A committee of MPs said the Premier League wielded too great an influence over the game in England and ordered reforms. But the culture, media and sport select committee said it had been "very disappointed" by the football authorities' response to its proposals for reform made in July 2011.
Its concerns cover financial management, the balance of power between the Premier League and the Football Association, and major financial risk-taking.
The committee proposed shaking up how the FA operates and making clubs adhere to financial rules, regulated by a licensing system.
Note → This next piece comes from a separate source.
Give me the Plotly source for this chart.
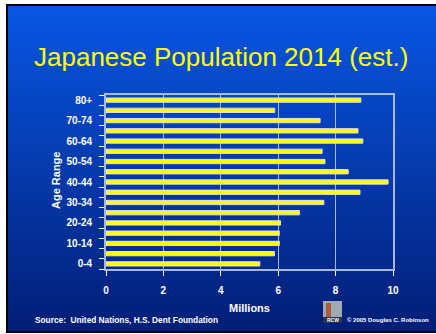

But in a follow-up report MPs said the response of the football authorities to the proposals had been "very disappointing".
Committee chairman John Whittingdale said: "While some progress has been achieved, much greater reform in football is needed to make the game inclusive, sustainable and driven from the grass roots, where it should be.
"The proposals for reform so far simply don't address the fundamental problems: the licensing model, the way supporters are engaged at club level and the membership of the main [FA] board, which is not fully representative or able to balance interests adequately.
"In addition, the financial proposals were hugely disappointing... If football cannot reform itself, the Government should introduce legislation as soon as practically possible."
Sports minister Hugh Robertson said: "If football does not deliver the reforms then we will look at bringing forward legislation."
In a joint statement, the FA, Premier League and Football League said the necessary reforms would be implemented.
It said: "Significant headway has already been made on many of these proposed reforms, not least on sustainability and transparency. The remaining reform proposals are the subject of consultation within the game and we are confident that the necessary progress will be made."